Cogat culturally biased?

Anonymous
Or.. just not put so much weight on this test (since a significant sample of the population taking it prepped at home).

I'm hoping FCPS have already realized this and they are not weighing it heavily (just like a strong college does not weigh the SAT heavily because they know people prep a lot for it and they can easily raise/maximize their score by doing so).

Having said that, it is a good data point to have this test when applying so that they know kids can handle the program and benchmark to some degree. Again just like the SAT, a low score should raise a red flag that they have to check the other components, (specifically the teacher recs and classroom work) very carefully to make sure the child can handle it. I think they must/should require at least 1 high test score (so if kid had a bad day, they can take some other type of test to show that it was a one off).
Anonymous
Anonymous wrote:
Anonymous wrote:
"Good night's rest and breakfast" is traditional advice for ALL tests. When did that become code for "Fairfax county says no prepping"? Who are they afraid of offending? If they really man "don't prep", I'm sure they will say just that. You guys are killing me..

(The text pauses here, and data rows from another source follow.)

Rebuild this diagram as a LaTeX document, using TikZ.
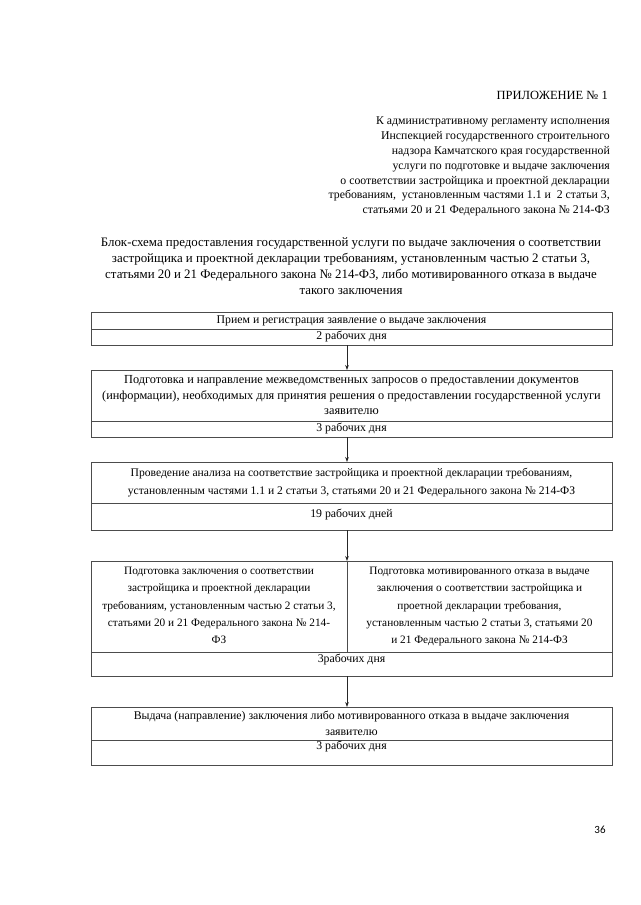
\documentclass[tikz,border=0pt]{standalone}
\usepackage{fontspec}
\setmainfont{Liberation Serif}
\newfontfamily\pagenumfont{Carlito}
\usetikzlibrary{positioning,arrows.meta}

\newcommand\cellfont[2]{\fontsize{#1}{#2}\selectfont}

\tikzset{
  cell/.style={draw=black!70, line width=0.7pt, inner xsep=0pt, inner ysep=0pt,
    outer sep=0pt, align=center, font=\cellfont{11.8}{16}},
  stage/.style={cell, minimum width=521pt, minimum height=#1},
  half/.style 2 args={cell, minimum width=#1, minimum height=#2},
  term/.style 2 args={cell, minimum width=521pt, text height=#1, text depth=#2},
  flow/.style={->, >={Stealth[length=5pt,width=3.6pt]}, line width=0.7pt, black!85},
}

\begin{document}
\begin{tikzpicture}[x=1pt,y=-1pt]
\useasboundingbox (0,0) rectangle (640,905);

% --- Heading of the appendix ---
\node[anchor=east, inner sep=0pt, font=\cellfont{12.5}{15}] (app) at (608,95)
  {ПРИЛОЖЕНИЕ № 1};
\node[anchor=north east, align=right, inner sep=0pt, font=\cellfont{11.8}{14.8}]
  (regl) at (610,117)
  {К административному регламенту исполнения\\
   Инспекцией государственного строительного\\
   надзора Камчатского края государственной\\
   услуги по подготовке и выдаче заключения\\
   о соответствии застройщика и проектной декларации\\
   требованиям,\ \ установленным частями 1.1 и\ \ 2 статьи 3,\\
   статьями 20 и 21 Федерального закона № 214-ФЗ};

% --- Title ---
\node[anchor=north, align=center, inner sep=0pt, font=\cellfont{12.9}{16}]
  (title) at (351,237)
  {Блок-схема предоставления государственной услуги по выдаче заключения о соответствии\\
   застройщика и проектной декларации требованиям, установленным частью 2 статьи 3,\\
   статьями 20 и 21 Федерального закона № 214-ФЗ, либо мотивированного отказа в выдаче\\
   такого заключения};

% --- Blocks of the procedure ---
\node[stage=17pt, anchor=north] (s1) at (351.5,312)
  {Прием и регистрация заявление о выдаче заключения};
\node[term={10.6pt}{5.4pt}, below=0pt of s1] (d1) {2 рабочих дня};

\node[stage=51pt, below=25pt of d1, font=\cellfont{12.3}{15.5}] (s2)
  {Подготовка и направление межведомственных запросов о предоставлении документов\\
   (информации), необходимых для принятия решения о предоставлении государственной услуги\\
   заявителю};
\node[term={10.6pt}{5.4pt}, below=0pt of s2] (d2) {3 рабочих дня};

\node[stage=41pt, below=25pt of d2, font=\cellfont{11.6}{18}] (s3)
  {Проведение анализа на соответствие застройщика и проектной декларации требованиям,\\
   установленным частями 1.1 и 2 статьи 3, статьями 20 и 21 Федерального закона № 214-ФЗ};
\node[term={14.6pt}{12.4pt}, below=0pt of s3] (d3) {19 рабочих дней};

% two parallel outcomes
\node[half={256pt}{91pt}, below=31pt of d3.south west, anchor=north west,
  font=\cellfont{11.3}{17.25}] (s4a)
  {Подготовка заключения о соответствии\\
   застройщика и проектной декларации\\
   требованиям, установленным частью 2 статьи 3,\\
   статьями 20 и 21 Федерального закона № 214-\\
   ФЗ\vphantom{д}};
\node[half={265pt}{91pt}, right=0pt of s4a, font=\cellfont{11.3}{17.25}] (s4b)
  {Подготовка мотивированного отказа в выдаче\\
   заключения о соответствии застройщика и\\
   проетной декларации требования,\\
   установленным частью 2 статьи 3, статьями 20\\
   и 21 Федерального закона № 214-ФЗ};
\node[term={10.6pt}{13.4pt}, below=0pt of s4a.south west, anchor=north west] (d4) {3рабочих дня};

\node[stage=33pt, below=31pt of d4] (s5)
  {Выдача (направление) заключения либо мотивированного отказа в выдаче заключения\\
   заявителю};
\node[term={9.6pt}{15.4pt}, below=0pt of s5] (d5) {3 рабочих дня};

% --- Arrows ---
\draw[flow] ([xshift=-4.5pt]d1.south) -- ([xshift=-4.5pt]s2.north);
\draw[flow] ([xshift=-4.5pt]d2.south) -- ([xshift=-4.5pt]s3.north);
\draw[flow] ([xshift=-4.5pt]d3.south) -- (s4a.north east);
\draw[flow] ([xshift=-4.5pt]d4.south) -- ([xshift=-4.5pt]s5.north);

% page number
\node[inner sep=0pt, font=\pagenumfont\fontsize{11}{13}\selectfont] (pg) at (600,830) {36};

\end{tikzpicture}
\end{document}
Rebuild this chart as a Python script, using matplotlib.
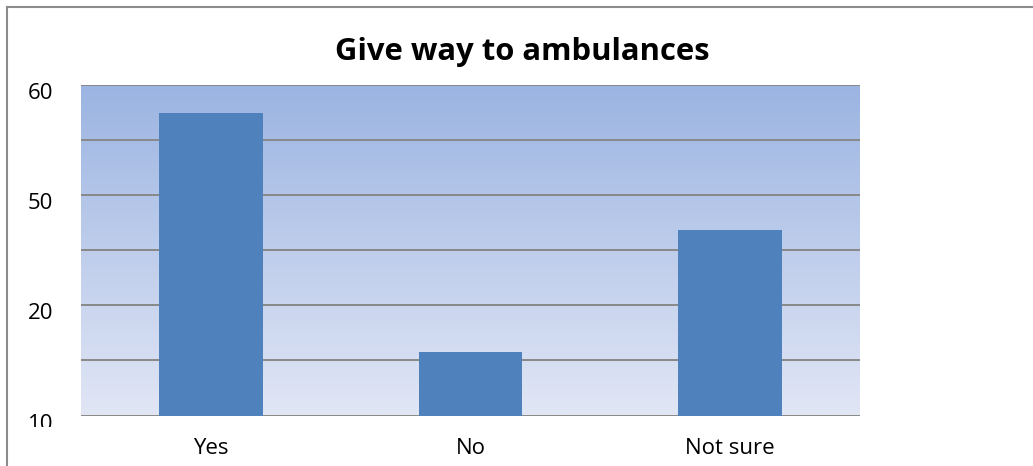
import numpy as np
import matplotlib.pyplot as plt
import matplotlib.transforms as mtransforms
from matplotlib.lines import Line2D

# Survey answers and bar heights (axis units)
categories = ["Yes", "No", "Not sure"]
counts = [54.9, 11.6, 33.7]

# Y axis: gridline every 10, labels on every other line
grid_values = [0, 10, 20, 30, 40, 50, 60]
y_tick_values = [0, 20, 40, 60]
y_tick_labels = ["10", "20", "50", "60"]

title = "Give way to ambulances"

plt.rcParams['font.family'] = ['Open Sans', 'DejaVu Sans']

fig = plt.figure(figsize=(10.33, 4.66), dpi=100)
W, H = 1033, 466
ax = fig.add_axes([81 / W, 1 - 415.5 / H, 779 / W, 330.5 / H])

# vertical gradient fill behind the bars
grad = np.linspace(0, 1, 256).reshape(-1, 1)
top_col = np.array([0x9b, 0xb4, 0xe2]) / 255
bot_col = np.array([0xe1, 0xe6, 0xf5]) / 255
img = top_col * (1 - grad[..., None]) + bot_col * grad[..., None]
img = img.reshape(256, 1, 3)
ax.imshow(img, extent=[-0.5, 2.5, 0, 60], aspect='auto', zorder=0,
          interpolation='bilinear')

for g in grid_values:
    ax.axhline(g, color='#888888', lw=1.4, zorder=1)

x = np.arange(len(categories))
ax.bar(x, counts, width=0.4, color='#4f81bd', zorder=2)

ax.set_xlim(-0.5, 2.5)
ax.set_ylim(0, 60)
for s in ax.spines.values():
    s.set_visible(False)

ax.set_xticks(x)
ax.set_xticklabels(categories, fontsize=16)
ax.set_yticks(y_tick_values)
ax.set_yticklabels(y_tick_labels, fontsize=16)
ax.tick_params(axis='x', length=0, pad=16)
ax.tick_params(axis='y', length=0, pad=20)

# labels sit a few pixels below their gridlines; bottom one is cut off
shift = mtransforms.ScaledTranslation(0, -6 / 100, fig.dpi_scale_trans)
clip = mtransforms.TransformedBbox(
    mtransforms.Bbox([[0, 39 / H], [1, 1]]), fig.transFigure)
for lab in ax.get_yticklabels():
    lab.set_transform(lab.get_transform() + shift)
    lab.set_clip_box(clip)
    lab.set_clip_on(True)

fig.text(522 / W, 1 - 60 / H, title, ha='center', va='baseline',
         fontsize=22.3, fontweight='bold')

# chart frame (top and left edges)
fig.add_artist(Line2D([7 / W, 1], [1 - 7 / H, 1 - 7 / H],
                      transform=fig.transFigure, color='#8c8c8c', lw=1.5))
fig.add_artist(Line2D([7 / W, 7 / W], [0, 1 - 7 / H],
                      transform=fig.transFigure, color='#8c8c8c', lw=1.5))

fig.savefig('out.png', dpi=100)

It's not a fairfax county thing at all. Ability tests have been normed with kids who did not prep and have never seen the questions, other than the sample questions from the test manufacturer. Prepping for the test makes the result invalid. If your kid preps for the CogAT and scores at the 98th percentile, your child is not truly at the 98th percentile. If that same child's scores had been normed against a sample of kids who did prep, the percentile rank would be much lower. The creator of the CogAT pretty much states that prepping makes the scores invalid. http://faculty.education.uiowa.edu/docs/default-source/dlohman/thoughts-on-policies-to-mitigate-effects-of-practice-tests-and-coaching.pdf?sfvrsn=2

That being said, a "no prepping" policy is completely unenforceable. So, FCPS should just urge everyone to prep, recommend some prep workbooks, and hope that the artificial score inflation will be more or less equal for all students so they can correctly identify the true top 15-20%.


That's pretty much impossible to enforce in a middle-class home where parents pay attention to the children's development. I've been playing vocabulary games with my son since he was four, so that's your sentence completion right there. He attends the Russian School of Math, and all they do there is work on pattern recognition and math practice. So there you go, without ever cracking open the practice test, he's already done hundreds of very similar questions. You can't tell me that CogAt scores are only valid with children who have never seen a logic puzzle or a vocab question before.
Anonymous
Anonymous wrote: You can't tell me that CogAt scores are only valid with children who have never seen a logic puzzle or a vocab question before.

No one is saying that. People are saying that the scores are only valid for kids who haven't seen the exact same format of questions used in the test. If the test is using questions with a format that is already generally used by kids doing simple logic puzzles or vocab exercises, then it's a fundamentally flawed ability/aptitude test. Children who are highly enriched still have valid scores. Children who have been prepped with the exact same format of question do not. Children who are highly enriched are likely to have high scores on the CogAT, WISC, and any other test administered to those children. Children who specifically prep the CogAT will only have high scores on the CogAT.